Both outsourcing and "crowdsourcing" offer the same proposition to reducing one of the core components of Capitalism - "free" movement of labor (the other components being free movement of capital and resources) The desire for cheaper labor directly depends on the cost of access to that labor. Both these phenomenon are neither new nor particularly surprising. The incentives are baked into the profit equation. What IS stunning is the rate at which technology has broken barriers and increased the supply of skilled labor. Something that has been historically expensive to procure. (SETI hoodwinks aside)

One could probably correlate the rate of technological innovation with the cost of any of these components. From the wheel lowering the costs of transportation in finding new markets/distribution to the telephone lowering communication costs in all facets of life. In particular, this weeks case highlights the role of the internet in dramatically increasing labor supply in functions as disparate as professional photography, basic R&D and TV shows development. While it does have amazing potential to redefine markets and harness the power of "collective" knowledge, I believe it's a corollary to the Economic Calculation Problem and a derivative of Market Clearing Price

In fact, price discovery in the most basic sense is "crowdsourcing" - the collective knowledge of what a good or service is "worth" is determined by many people over a broad range of the market. Sure this can be distorted across markets, products and regions, but not for long. The impact of the internet simply shortens the time prices can be "distorted." This can be measured by the variability of price changes across markets which should decrease with each new technology (diminishing marginal price variability - note this does NOT impact price volatility, but price variability across markets) These new technologies expand consumers and producers access to information about the market - including increasing supplies of labor that the Computer Age is connecting with unheralded speed. Similarly, the investment and growth of the internet is also dependent on the profit motive. "Crowdsourcing" may be a new buzz-word, but it's far from novel. Price discovery will always be a play between consumer, producer and market "distortions" - anything to mitigate those distortions increases the effectiveness of delivering goods to consumers and labor resources to worthy endeavors.
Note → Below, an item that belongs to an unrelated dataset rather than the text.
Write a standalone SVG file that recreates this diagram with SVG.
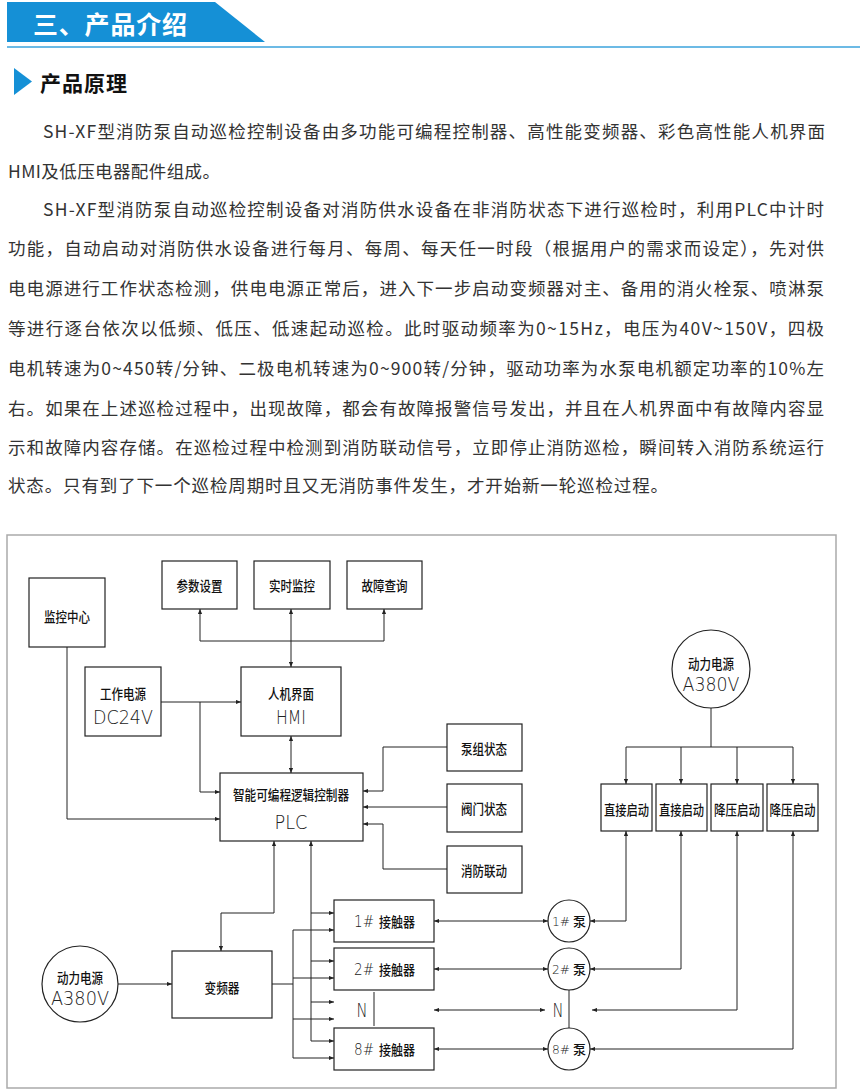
<svg xmlns="http://www.w3.org/2000/svg" width="860" height="1090" viewBox="0 0 860 1090">
<style>
.para{font-family:"Noto Sans CJK SC","Noto Sans",sans-serif;font-size:17.5px;fill:#333;dominant-baseline:central}
.box{fill:#fff;stroke:#222;stroke-width:1.2}
.cn{font-family:"Noto Sans CJK SC",sans-serif;font-size:14px;fill:#111;text-anchor:middle;dominant-baseline:central;font-weight:500}
.cs{font-family:"Noto Sans CJK SC",sans-serif;font-size:14px;fill:#111;dominant-baseline:central;font-weight:500}
.ps{font-family:"Noto Sans CJK SC",sans-serif;font-size:13px;fill:#111;dominant-baseline:central;font-weight:500}
.lat{font-family:"DejaVu Sans","Liberation Sans",sans-serif;font-size:20px;fill:#222;text-anchor:middle;dominant-baseline:central;font-weight:200}
.num{font-family:"DejaVu Sans","Liberation Sans",sans-serif;font-size:16px;fill:#222;dominant-baseline:central;font-weight:200}
.pn{font-family:"DejaVu Sans","Liberation Sans",sans-serif;font-size:13px;fill:#222;dominant-baseline:central;font-weight:200}
.ln{fill:none;stroke:#222;stroke-width:1}
</style>
<defs>
<marker id="ar" viewBox="0 0 6 6" markerWidth="6" markerHeight="5" refX="6" refY="3" orient="auto-start-reverse" markerUnits="userSpaceOnUse">
<path d="M0,0.5 L6,3 L0,5.5 z" fill="#222"/>
</marker>
</defs>
<rect width="860" height="1090" fill="#fff"/>
<g id="header">
<polygon points="7,2 215,2 265,42 7,42" fill="#1590d6"/>
<line x1="7" y1="47" x2="860" y2="47" stroke="#3ba3dc" stroke-width="1.6"/>
<text x="33" y="23" font-family="Noto Sans CJK SC,sans-serif" font-size="25" font-weight="bold" fill="#fff" dominant-baseline="central" textLength="154">三、产品介绍</text>
<polygon points="14,68 32,81.5 14,95" fill="#1590d6"/>
<text x="40" y="82" font-family="Noto Sans CJK SC,sans-serif" font-size="21" font-weight="bold" fill="#111" dominant-baseline="central" textLength="87">产品原理</text>
</g>
<g id="paragraph">
<text class="para" x="43" y="130" textLength="782" lengthAdjust="spacing">SH-XF型消防泵自动巡检控制设备由多功能可编程控制器、高性能变频器、彩色高性能人机界面</text>
<text class="para" x="8" y="170" textLength="212" lengthAdjust="spacing">HMI及低压电器配件组成。</text>
<text class="para" x="43" y="208" textLength="781" lengthAdjust="spacing">SH-XF型消防泵自动巡检控制设备对消防供水设备在非消防状态下进行巡检时，利用PLC中计时</text>
<text class="para" x="8" y="247" textLength="816" lengthAdjust="spacing">功能，自动启动对消防供水设备进行每月、每周、每天任一时段（根据用户的需求而设定），先对供</text>
<text class="para" x="8" y="287" textLength="816" lengthAdjust="spacing">电电源进行工作状态检测，供电电源正常后，进入下一步启动变频器对主、备用的消火栓泵、喷淋泵</text>
<text class="para" x="8" y="327" textLength="816" lengthAdjust="spacing">等进行逐台依次以低频、低压、低速起动巡检。此时驱动频率为0~15Hz，电压为40V~150V，四极</text>
<text class="para" x="8" y="367" textLength="816" lengthAdjust="spacing">电机转速为0~450转/分钟、二极电机转速为0~900转/分钟，驱动功率为水泵电机额定功率的10%左</text>
<text class="para" x="8" y="407" textLength="816" lengthAdjust="spacing">右。如果在上述巡检过程中，出现故障，都会有故障报警信号发出，并且在人机界面中有故障内容显</text>
<text class="para" x="8" y="446" textLength="816" lengthAdjust="spacing">示和故障内容存储。在巡检过程中检测到消防联动信号，立即停止消防巡检，瞬间转入消防系统运行</text>
<text class="para" x="8" y="484" textLength="660" lengthAdjust="spacing">状态。只有到了下一个巡检周期时且又无消防事件发生，才开始新一轮巡检过程。</text>
</g>
<rect id="frame" x="7" y="535" width="829" height="553" fill="none" stroke="#aaa" stroke-width="1.5"/>
<g id="connectors">
<line class="ln" x1="291" y1="609" x2="291" y2="667" marker-start="url(#ar)" marker-end="url(#ar)"/>
<polyline class="ln" points="200,609 200,641 384,641 384,609" marker-start="url(#ar)" marker-end="url(#ar)"/>
<line class="ln" x1="161" y1="702" x2="241" y2="702" marker-end="url(#ar)"/>
<polyline class="ln" points="200,702 200,792 220,792" marker-end="url(#ar)"/>
<polyline class="ln" points="67,647 67,819 220,819" marker-end="url(#ar)"/>
<line class="ln" x1="291" y1="736" x2="291" y2="773" marker-start="url(#ar)" marker-end="url(#ar)"/>
<polyline class="ln" points="447,747 383,747 383,791 363,791" marker-end="url(#ar)"/>
<line class="ln" x1="447" y1="807" x2="363" y2="807" marker-end="url(#ar)"/>
<polyline class="ln" points="447,869 383,869 383,824 363,824" marker-end="url(#ar)"/>
<polyline class="ln" points="274,841 274,913 221,913 221,951" marker-start="url(#ar)" marker-end="url(#ar)"/>
<polyline class="ln" points="311,841 311,1041 334,1041" marker-start="url(#ar)" marker-end="url(#ar)"/>
<line class="ln" x1="311" y1="913" x2="334" y2="913" marker-end="url(#ar)"/>
<line class="ln" x1="311" y1="961" x2="334" y2="961" marker-end="url(#ar)"/>
<line class="ln" x1="311" y1="1002" x2="334" y2="1002" marker-end="url(#ar)"/>
<line class="ln" x1="272" y1="984" x2="293" y2="984"/>
<line class="ln" x1="293" y1="930" x2="293" y2="1058"/>
<line class="ln" x1="293" y1="930" x2="334" y2="930" marker-end="url(#ar)"/>
<line class="ln" x1="293" y1="978" x2="334" y2="978" marker-end="url(#ar)"/>
<line class="ln" x1="293" y1="1019" x2="334" y2="1019" marker-end="url(#ar)"/>
<line class="ln" x1="293" y1="1058" x2="334" y2="1058" marker-end="url(#ar)"/>
<line class="ln" x1="118" y1="984" x2="172" y2="984" marker-end="url(#ar)"/>
<line class="ln" x1="434" y1="921" x2="548" y2="921" marker-start="url(#ar)" marker-end="url(#ar)"/>
<line class="ln" x1="434" y1="969" x2="548" y2="969" marker-start="url(#ar)" marker-end="url(#ar)"/>
<line class="ln" x1="434" y1="1010" x2="545" y2="1010" marker-start="url(#ar)" marker-end="url(#ar)"/>
<line class="ln" x1="434" y1="1049" x2="548" y2="1049" marker-start="url(#ar)" marker-end="url(#ar)"/>
<polyline class="ln" points="626,831 626,921 590,921" marker-start="url(#ar)" marker-end="url(#ar)"/>
<polyline class="ln" points="681,831 681,969 590,969" marker-start="url(#ar)" marker-end="url(#ar)"/>
<polyline class="ln" points="737,831 737,1010 592,1010" marker-start="url(#ar)" marker-end="url(#ar)"/>
<polyline class="ln" points="793,831 793,1049 590,1049" marker-start="url(#ar)" marker-end="url(#ar)"/>
<line class="ln" x1="711" y1="708" x2="711" y2="747"/>
<line class="ln" x1="626" y1="747" x2="793" y2="747"/>
<line class="ln" x1="626" y1="747" x2="626" y2="784" marker-end="url(#ar)"/>
<line class="ln" x1="681" y1="747" x2="681" y2="784" marker-end="url(#ar)"/>
<line class="ln" x1="737" y1="747" x2="737" y2="784" marker-end="url(#ar)"/>
<line class="ln" x1="793" y1="747" x2="793" y2="784" marker-end="url(#ar)"/>
<line class="ln" x1="374" y1="992" x2="374" y2="1026"/>
<line class="ln" x1="569" y1="990" x2="569" y2="1028"/>
</g>
<g id="n-param"><rect class="box" x="162" y="561" width="75" height="48"/><text class="cn" x="199.5" y="585" textLength="46" lengthAdjust="spacingAndGlyphs">参数设置</text></g>
<g id="n-monitor"><rect class="box" x="254" y="561" width="76" height="48"/><text class="cn" x="292" y="585" textLength="46" lengthAdjust="spacingAndGlyphs">实时监控</text></g>
<g id="n-fault"><rect class="box" x="347" y="561" width="75" height="48"/><text class="cn" x="384.5" y="585" textLength="46" lengthAdjust="spacingAndGlyphs">故障查询</text></g>
<g id="n-center"><rect class="box" x="29" y="578" width="76" height="69"/><text class="cn" x="67" y="616" textLength="46" lengthAdjust="spacingAndGlyphs">监控中心</text></g>
<g id="n-dc"><rect class="box" x="85" y="667" width="76" height="69"/><text class="cn" x="123" y="693" textLength="46" lengthAdjust="spacingAndGlyphs">工作电源</text><text class="lat" x="123" y="717" textLength="60" lengthAdjust="spacingAndGlyphs">DC24V</text></g>
<g id="n-hmi"><rect class="box" x="241" y="667" width="100" height="69"/><text class="cn" x="291" y="693" textLength="46" lengthAdjust="spacingAndGlyphs">人机界面</text><text class="lat" x="291" y="717" textLength="30" lengthAdjust="spacingAndGlyphs">HMI</text></g>
<g id="n-plc"><rect class="box" x="220" y="773" width="143" height="68"/><text class="cn" x="291" y="794" textLength="116" lengthAdjust="spacingAndGlyphs">智能可编程逻辑控制器</text><text class="lat" x="291" y="822" textLength="33" lengthAdjust="spacingAndGlyphs">PLC</text></g>
<g id="n-pumpstate"><rect class="box" x="447" y="724" width="75" height="47"/><text class="cn" x="484" y="748" textLength="46" lengthAdjust="spacingAndGlyphs">泵组状态</text></g>
<g id="n-valve"><rect class="box" x="447" y="784" width="75" height="48"/><text class="cn" x="484" y="808" textLength="46" lengthAdjust="spacingAndGlyphs">阀门状态</text></g>
<g id="n-fire"><rect class="box" x="447" y="846" width="75" height="47"/><text class="cn" x="484" y="870" textLength="46" lengthAdjust="spacingAndGlyphs">消防联动</text></g>
<g id="n-vfd"><rect class="box" x="172" y="951" width="100" height="67"/><text class="cn" x="222" y="987" textLength="35" lengthAdjust="spacingAndGlyphs">变频器</text></g>
<g id="n-power-left"><circle class="box" cx="80" cy="984" r="38"/><text class="cn" x="80" y="977" textLength="46" lengthAdjust="spacingAndGlyphs">动力电源</text><text class="lat" x="80" y="998" textLength="58" lengthAdjust="spacingAndGlyphs">A380V</text></g>
<g id="n-power-right"><circle class="box" cx="711" cy="669" r="39"/><text class="cn" x="711" y="663" textLength="46" lengthAdjust="spacingAndGlyphs">动力电源</text><text class="lat" x="711" y="684" textLength="57" lengthAdjust="spacingAndGlyphs">A380V</text></g>
<g id="n-k1"><rect class="box" x="334" y="900" width="100" height="42"/><text class="num" x="354" y="921" textLength="20" lengthAdjust="spacingAndGlyphs">1#</text><text class="cs" x="379" y="921" textLength="36" lengthAdjust="spacingAndGlyphs">接触器</text></g>
<g id="n-k2"><rect class="box" x="334" y="948" width="100" height="42"/><text class="num" x="354" y="969" textLength="20" lengthAdjust="spacingAndGlyphs">2#</text><text class="cs" x="379" y="969" textLength="36" lengthAdjust="spacingAndGlyphs">接触器</text></g>
<g id="n-kn"><text class="lat" x="362" y="1010" textLength="11" lengthAdjust="spacingAndGlyphs">N</text></g>
<g id="n-k8"><rect class="box" x="334" y="1028" width="100" height="42"/><text class="num" x="354" y="1049" textLength="20" lengthAdjust="spacingAndGlyphs">8#</text><text class="cs" x="379" y="1049" textLength="36" lengthAdjust="spacingAndGlyphs">接触器</text></g>
<g id="n-p1"><circle class="box" cx="569" cy="921" r="21"/><text class="pn" x="552" y="921" textLength="18" lengthAdjust="spacingAndGlyphs">1#</text><text class="ps" x="573" y="920" textLength="13" lengthAdjust="spacingAndGlyphs">泵</text></g>
<g id="n-p2"><circle class="box" cx="569" cy="969" r="21"/><text class="pn" x="552" y="969" textLength="18" lengthAdjust="spacingAndGlyphs">2#</text><text class="ps" x="573" y="968" textLength="13" lengthAdjust="spacingAndGlyphs">泵</text></g>
<g id="n-pn"><text class="lat" x="558" y="1010" textLength="11" lengthAdjust="spacingAndGlyphs">N</text></g>
<g id="n-p8"><circle class="box" cx="569" cy="1049" r="21"/><text class="pn" x="552" y="1049" textLength="18" lengthAdjust="spacingAndGlyphs">8#</text><text class="ps" x="573" y="1048" textLength="13" lengthAdjust="spacingAndGlyphs">泵</text></g>
<g id="n-s1"><rect class="box" x="601" y="784" width="51" height="47"/><text class="cn" x="626.5" y="809" textLength="45" lengthAdjust="spacingAndGlyphs">直接启动</text></g>
<g id="n-s2"><rect class="box" x="656" y="784" width="51" height="47"/><text class="cn" x="681.5" y="809" textLength="45" lengthAdjust="spacingAndGlyphs">直接启动</text></g>
<g id="n-s3"><rect class="box" x="711" y="784" width="52" height="47"/><text class="cn" x="737" y="809" textLength="46" lengthAdjust="spacingAndGlyphs">降压启动</text></g>
<g id="n-s4"><rect class="box" x="767" y="784" width="51" height="47"/><text class="cn" x="792.5" y="809" textLength="46" lengthAdjust="spacingAndGlyphs">降压启动</text></g>
</svg>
The more important questions are:

1. Can the rate of progress be sustained? What are the key factors enabling this progress? Political / Socio-economical? How to reinforce those factors?
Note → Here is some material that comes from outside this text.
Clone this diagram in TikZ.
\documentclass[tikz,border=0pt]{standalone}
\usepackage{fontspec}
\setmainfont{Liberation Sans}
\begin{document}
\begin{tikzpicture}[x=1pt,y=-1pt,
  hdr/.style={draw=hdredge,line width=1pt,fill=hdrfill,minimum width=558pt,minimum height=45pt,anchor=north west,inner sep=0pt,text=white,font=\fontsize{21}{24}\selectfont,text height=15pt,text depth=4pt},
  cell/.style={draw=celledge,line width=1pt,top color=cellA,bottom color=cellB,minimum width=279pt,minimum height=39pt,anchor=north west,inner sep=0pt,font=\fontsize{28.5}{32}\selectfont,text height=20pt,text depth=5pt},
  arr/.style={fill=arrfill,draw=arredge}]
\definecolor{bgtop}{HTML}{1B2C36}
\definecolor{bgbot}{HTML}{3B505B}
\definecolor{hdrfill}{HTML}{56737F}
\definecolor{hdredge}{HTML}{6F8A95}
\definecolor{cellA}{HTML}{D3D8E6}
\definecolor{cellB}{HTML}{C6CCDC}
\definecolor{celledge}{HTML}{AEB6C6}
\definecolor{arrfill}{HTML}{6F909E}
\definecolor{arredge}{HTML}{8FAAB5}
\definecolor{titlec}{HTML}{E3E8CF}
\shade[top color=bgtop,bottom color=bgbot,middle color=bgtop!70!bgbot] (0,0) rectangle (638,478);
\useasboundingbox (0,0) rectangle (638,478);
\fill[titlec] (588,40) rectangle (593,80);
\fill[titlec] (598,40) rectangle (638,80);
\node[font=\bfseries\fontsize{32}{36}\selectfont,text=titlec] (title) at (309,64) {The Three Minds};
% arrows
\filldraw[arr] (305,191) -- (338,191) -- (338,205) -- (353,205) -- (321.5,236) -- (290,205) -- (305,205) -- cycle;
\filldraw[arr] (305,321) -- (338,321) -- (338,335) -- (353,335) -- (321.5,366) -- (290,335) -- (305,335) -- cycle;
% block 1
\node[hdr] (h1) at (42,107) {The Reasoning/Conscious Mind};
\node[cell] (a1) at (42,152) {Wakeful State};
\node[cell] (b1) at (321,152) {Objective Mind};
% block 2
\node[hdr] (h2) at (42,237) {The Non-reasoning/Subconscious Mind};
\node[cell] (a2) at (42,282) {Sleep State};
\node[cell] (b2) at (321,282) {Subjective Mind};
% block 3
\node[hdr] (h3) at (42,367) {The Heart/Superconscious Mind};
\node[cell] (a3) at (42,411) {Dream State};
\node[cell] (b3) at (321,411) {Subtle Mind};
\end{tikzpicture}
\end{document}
2. Can knowledge of the crowds be wrong? It was once true that the "Crowd" believed the Earth flat and the center of the Universe. This wasn't simple laymen believing this, this was the specialized science community "fact" at the time. Science is NOT consensus nor is consensus Science. (see SETI/Aliens above)
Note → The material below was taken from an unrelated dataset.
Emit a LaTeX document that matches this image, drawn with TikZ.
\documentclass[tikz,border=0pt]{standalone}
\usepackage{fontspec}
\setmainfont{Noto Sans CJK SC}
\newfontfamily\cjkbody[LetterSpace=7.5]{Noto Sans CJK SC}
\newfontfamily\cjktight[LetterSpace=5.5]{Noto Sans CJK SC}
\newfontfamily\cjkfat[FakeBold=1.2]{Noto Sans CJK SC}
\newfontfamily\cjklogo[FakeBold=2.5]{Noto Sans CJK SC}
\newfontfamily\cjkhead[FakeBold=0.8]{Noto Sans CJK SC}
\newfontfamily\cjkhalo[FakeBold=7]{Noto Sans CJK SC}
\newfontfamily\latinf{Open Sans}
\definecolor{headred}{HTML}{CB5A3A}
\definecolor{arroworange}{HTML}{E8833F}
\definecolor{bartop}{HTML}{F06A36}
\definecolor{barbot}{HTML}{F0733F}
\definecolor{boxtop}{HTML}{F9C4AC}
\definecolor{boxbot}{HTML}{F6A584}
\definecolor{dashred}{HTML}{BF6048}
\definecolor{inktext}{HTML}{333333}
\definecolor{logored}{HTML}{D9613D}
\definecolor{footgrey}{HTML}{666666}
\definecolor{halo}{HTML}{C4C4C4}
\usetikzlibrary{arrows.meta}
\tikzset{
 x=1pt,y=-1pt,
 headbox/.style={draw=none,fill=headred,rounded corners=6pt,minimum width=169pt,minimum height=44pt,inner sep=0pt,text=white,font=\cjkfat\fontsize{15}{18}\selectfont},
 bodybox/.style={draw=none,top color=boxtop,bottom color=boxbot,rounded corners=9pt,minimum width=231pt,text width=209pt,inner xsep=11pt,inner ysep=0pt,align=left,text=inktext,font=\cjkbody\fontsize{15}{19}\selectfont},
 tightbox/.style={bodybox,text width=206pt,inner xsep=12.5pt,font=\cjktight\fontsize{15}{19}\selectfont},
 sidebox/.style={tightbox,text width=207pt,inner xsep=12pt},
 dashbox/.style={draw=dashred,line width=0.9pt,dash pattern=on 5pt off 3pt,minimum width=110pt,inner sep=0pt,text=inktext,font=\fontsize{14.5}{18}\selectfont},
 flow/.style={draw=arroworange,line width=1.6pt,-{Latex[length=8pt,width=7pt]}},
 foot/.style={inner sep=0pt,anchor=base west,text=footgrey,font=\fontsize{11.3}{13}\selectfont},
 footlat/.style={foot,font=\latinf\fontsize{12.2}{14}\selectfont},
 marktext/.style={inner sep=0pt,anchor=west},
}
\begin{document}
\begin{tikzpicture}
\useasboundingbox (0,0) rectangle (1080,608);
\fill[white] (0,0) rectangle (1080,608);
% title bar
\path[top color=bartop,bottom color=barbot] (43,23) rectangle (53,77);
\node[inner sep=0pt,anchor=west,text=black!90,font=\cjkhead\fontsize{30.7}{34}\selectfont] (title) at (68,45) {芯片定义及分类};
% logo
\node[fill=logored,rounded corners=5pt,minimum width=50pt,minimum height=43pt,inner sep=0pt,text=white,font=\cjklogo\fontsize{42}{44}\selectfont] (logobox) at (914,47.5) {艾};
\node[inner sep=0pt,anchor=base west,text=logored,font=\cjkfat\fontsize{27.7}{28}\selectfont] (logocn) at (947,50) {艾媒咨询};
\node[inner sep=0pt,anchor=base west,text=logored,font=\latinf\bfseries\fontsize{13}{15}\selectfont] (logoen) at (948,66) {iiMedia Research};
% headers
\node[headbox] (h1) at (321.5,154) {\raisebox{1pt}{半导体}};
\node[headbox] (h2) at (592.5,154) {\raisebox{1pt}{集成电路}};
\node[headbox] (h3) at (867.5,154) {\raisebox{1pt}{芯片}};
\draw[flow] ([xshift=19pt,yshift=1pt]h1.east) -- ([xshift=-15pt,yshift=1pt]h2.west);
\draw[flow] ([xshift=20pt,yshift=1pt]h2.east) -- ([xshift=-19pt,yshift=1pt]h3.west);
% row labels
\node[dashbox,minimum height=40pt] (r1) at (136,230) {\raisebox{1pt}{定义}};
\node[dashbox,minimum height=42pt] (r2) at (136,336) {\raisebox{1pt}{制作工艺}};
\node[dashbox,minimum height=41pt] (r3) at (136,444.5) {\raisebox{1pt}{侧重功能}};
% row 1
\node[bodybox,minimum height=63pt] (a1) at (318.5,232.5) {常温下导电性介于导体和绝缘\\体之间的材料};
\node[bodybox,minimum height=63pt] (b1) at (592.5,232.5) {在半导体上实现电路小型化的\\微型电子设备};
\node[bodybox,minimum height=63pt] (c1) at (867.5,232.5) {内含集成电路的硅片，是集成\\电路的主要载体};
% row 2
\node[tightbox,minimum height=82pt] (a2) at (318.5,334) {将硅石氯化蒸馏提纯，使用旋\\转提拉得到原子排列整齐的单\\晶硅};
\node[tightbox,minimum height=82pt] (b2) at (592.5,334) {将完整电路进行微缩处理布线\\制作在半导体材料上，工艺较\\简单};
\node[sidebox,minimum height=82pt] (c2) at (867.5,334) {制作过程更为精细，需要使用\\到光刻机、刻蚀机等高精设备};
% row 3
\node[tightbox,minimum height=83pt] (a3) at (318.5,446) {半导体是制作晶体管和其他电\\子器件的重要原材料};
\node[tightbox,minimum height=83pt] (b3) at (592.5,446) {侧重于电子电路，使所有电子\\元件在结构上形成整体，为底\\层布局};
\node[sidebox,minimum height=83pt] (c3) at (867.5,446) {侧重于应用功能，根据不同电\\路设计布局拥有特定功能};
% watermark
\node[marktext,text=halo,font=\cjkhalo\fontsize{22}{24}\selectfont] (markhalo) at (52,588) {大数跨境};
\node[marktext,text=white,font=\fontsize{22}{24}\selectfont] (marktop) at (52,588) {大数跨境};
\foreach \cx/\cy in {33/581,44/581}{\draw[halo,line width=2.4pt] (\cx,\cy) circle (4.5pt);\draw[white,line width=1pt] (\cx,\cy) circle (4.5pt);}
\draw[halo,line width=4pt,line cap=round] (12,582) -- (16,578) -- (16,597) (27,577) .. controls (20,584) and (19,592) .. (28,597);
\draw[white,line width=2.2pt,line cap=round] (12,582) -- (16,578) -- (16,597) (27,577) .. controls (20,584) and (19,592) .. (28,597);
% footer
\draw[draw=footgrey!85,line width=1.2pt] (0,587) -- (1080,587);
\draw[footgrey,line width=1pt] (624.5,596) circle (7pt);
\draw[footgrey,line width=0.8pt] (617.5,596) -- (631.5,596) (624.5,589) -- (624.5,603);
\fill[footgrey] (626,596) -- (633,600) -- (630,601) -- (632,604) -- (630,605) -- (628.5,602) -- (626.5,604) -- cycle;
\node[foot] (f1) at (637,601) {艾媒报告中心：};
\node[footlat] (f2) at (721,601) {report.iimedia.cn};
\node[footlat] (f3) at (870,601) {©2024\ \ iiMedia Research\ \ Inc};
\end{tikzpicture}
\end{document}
3. What are the risks to relying on the "crowd"? In what markets does relying on the crowd work well? In what markets is it deficient?

4. All data not equal. Surely there is more power to leverage if consumers made public their credit card / financial transactions. Identifying fraud and theft would be easier if you could mash up phone / credit / tax records. But who wants to pay the cost of intrusion on privacy? There are limits to this phenomenon.

These are just a few broad questions. I suspect Ehab has not gotten this far - will find out tomorrow.